Feature dimension: Initial pointwise MLP dimensions range from 32 to 128.
BatchNorm usage: Per-point and per-pillar features are batch-normalized, and no dropout is typically used at this stage (Lang et al., 2018, Bai et al., 2022).
Downstream backbone: Most pillar-based workflows use purely 2D convolutions or sparse convolutions, avoiding the cost of 3D volumetric convolutions, and are compatible with common deep architectures such as ResNet, VGG, and transformer variants (Li et al., 2023, Shi et al., 2022).
Throughput: PFNs routinely reach 62–100 Hz in end-to-end 3D detection pipelines on KITTI, Waymo, and nuScenes, contrasting with the 4–20 Hz typical of voxel-based networks (Lang et al., 2018, Li et al., 2023, Shi et al., 2022, Li et al., 2024).

6. Empirical Performance and Comparative Evaluation

PFNs serve as the critical front-end in leading pillar-based and hybrid detectors.

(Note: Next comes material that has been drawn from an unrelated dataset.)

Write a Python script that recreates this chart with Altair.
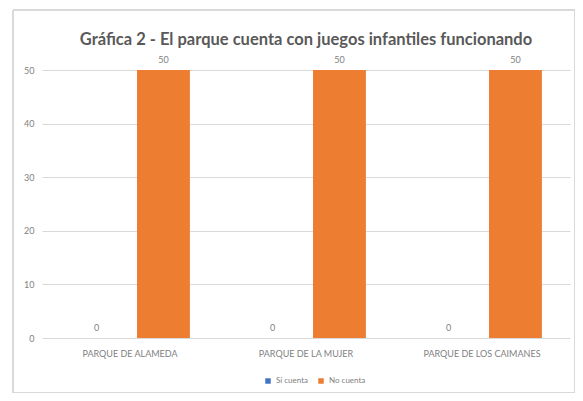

Empirical results indicate:

PointPillars achieves 73.7% BEV mAP at 62 Hz on KITTI, rivaling deeper voxel-based models at a fraction of computational cost (Lang et al., 2018).
PillarNet, with a deeper sparse 2D encoder, nearly matches fully voxel-based detectors such as SECOND and CenterPoint in mAP, while operating at double the throughput (Shi et al., 2022).
PillarNeXt, using Voxel2Pillar encoding and a fully sparse, multi-scale backbone, achieves 77.2% (Vehicle L1 mAPH) on Waymo (L1), outperforming both prior pillar-only and voxel-only approaches (Li et al., 2024).
FG-PFE improves vanilla PointPillars’ mAP by over 4 points on nuScenes for only 6 ms increased latency (Park et al., 2024).
Mini-PointNetPlus yields consistent (+1.3% moderate Car AP on KITTI) over standard max-pool PFNs, with negligible speed penalty (Luo et al., 2023).

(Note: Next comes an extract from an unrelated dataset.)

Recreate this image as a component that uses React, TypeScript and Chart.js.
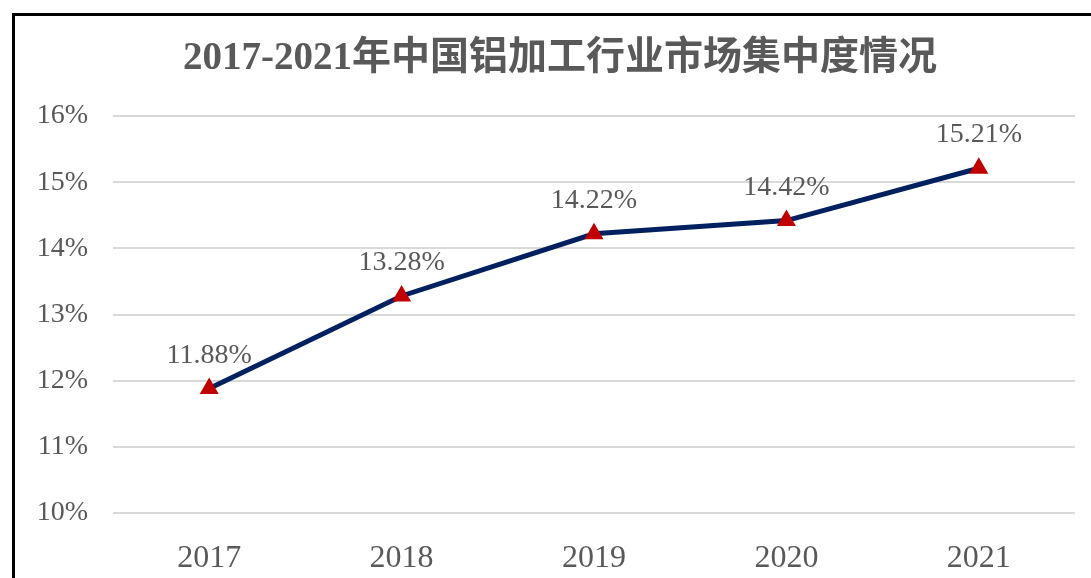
import React, { useEffect, useRef } from "react";
import { Chart, registerables } from "chart.js";

Chart.register(...registerables);

const categories = ["2017", "2018", "2019", "2020", "2021"];
const concentration = [11.88, 13.28, 14.22, 14.42, 15.21];
const yMin = 10;
const yMax = 16;
const yStep = 1;
const titleText = "2017-2021年中国铝加工行业市场集中度情况";

const SERIF = '"Liberation Serif", "Times New Roman", "Noto Sans CJK SC", serif';
const TEXT = "#595959";

const labelPlugin = {
  id: "pointLabels",
  afterDatasetsDraw(chart: any) {
    const ctx = chart.ctx;
    const meta = chart.getDatasetMeta(0);
    ctx.save();
    ctx.font = `28px ${SERIF}`;
    ctx.fillStyle = TEXT;
    ctx.textAlign = "center";
    ctx.textBaseline = "alphabetic";
    meta.data.forEach((pt: any, i: number) => {
      const v = chart.data.datasets[0].data[i] as number;
      ctx.fillText(v.toFixed(2) + "%", pt.x, pt.y - 26);
    });
    ctx.restore();
  },
};

const titlePlugin = {
  id: "customTitle",
  afterDraw(chart: any) {
    const ctx = chart.ctx;
    ctx.save();
    ctx.font = `bold 39px ${SERIF}`;
    ctx.fillStyle = TEXT;
    ctx.textAlign = "center";
    ctx.textBaseline = "middle";
    ctx.fillText(titleText, 560, 59);
    ctx.restore();
  },
};

export default function App() {
  const ref = useRef<HTMLCanvasElement | null>(null);
  useEffect(() => {
    if (!ref.current) return;
    const chart = new Chart(ref.current, {
      type: "line",
      data: {
        labels: categories,
        datasets: [
          {
            data: concentration,
            borderColor: "#002060",
            borderWidth: 5,
            tension: 0,
            pointStyle: "triangle",
            pointRadius: 11,
            pointBackgroundColor: "#C00000",
            pointBorderColor: "#C00000",
            pointBorderWidth: 0,
          },
        ],
      },
      options: {
        animation: false,
        responsive: false,
        maintainAspectRatio: false,
        layout: { padding: { left: 0, right: 16, top: 116, bottom: 0 } },
        plugins: {
          legend: { display: false },
          tooltip: { enabled: false },
          title: { display: false },
        },
        scales: {
          x: {
            offset: true,
            grid: { display: false },
            border: { display: false },
            ticks: {
              color: TEXT,
              font: { family: SERIF, size: 32 },
              padding: 18,
            },
            afterFit(scale: any) {
              scale.height = 65;
            },
          },
          y: {
            min: yMin,
            max: yMax,
            grid: { color: "#d9d9d9", lineWidth: 2, drawTicks: false },
            border: { display: false },
            ticks: {
              stepSize: yStep,
              color: TEXT,
              font: { family: SERIF, size: 28 },
              padding: 25,
              callback: (v: any) => v + "%",
            },
            afterFit(scale: any) {
              scale.width = 113;
            },
          },
        },
      },
      plugins: [labelPlugin, titlePlugin],
    } as any);
    return () => chart.destroy();
  }, []);

  return (
    <div
      style={{
        position: "fixed",
        left: 0,
        top: 0,
        width: 1091,
        height: 578,
        overflow: "hidden",
        background: "#fff",
      }}
    >
      <div
        style={{
          position: "absolute",
          left: 12,
          top: 13,
          width: 1200,
          height: 700,
          border: "3px solid #000",
        }}
      />
      <canvas
        ref={ref}
        width={1091}
        height={578}
        style={{ position: "absolute", left: 0, top: 0, width: 1091, height: 578 }}
      />
    </div>
  );
}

7. Extensions, Applicability, and Directions

Pillar Feature Networks have generalized beyond lidar-only encoding, supporting:

Multimodal fusion: Radar points with velocity channels, camera-radar hybrid inputs, and cooperative vehicle–infrastructure fusion (Bispo et al., 19 Sep 2025, Bai et al., 2022).
Person-centric tasks: Stand-alone pedestrian detection with stackable attention-enhanced PFNs (Le et al., 2021, Huang et al., 2022).
Tracking: Integration into transformer-based pipelines for single-object tracking, leveraging learned pillar representations with translation/rotation/scale invariance (Xu et al., 2024).

Recent work emphasizes the balance between geometric fidelity (e.g., through height/statistical pooling and fusion with voxel features), computational efficiency (exploiting 2D sparsity), and robustness to challenging operational scenarios. Pillar Feature Networks continue to serve as a foundational encoder in high-performance, real-time 3D perception, object detection, and tracking (Lang et al., 2018, Li et al., 2023, Shi et al., 2022, Huang et al., 2023, Huang et al., 2022).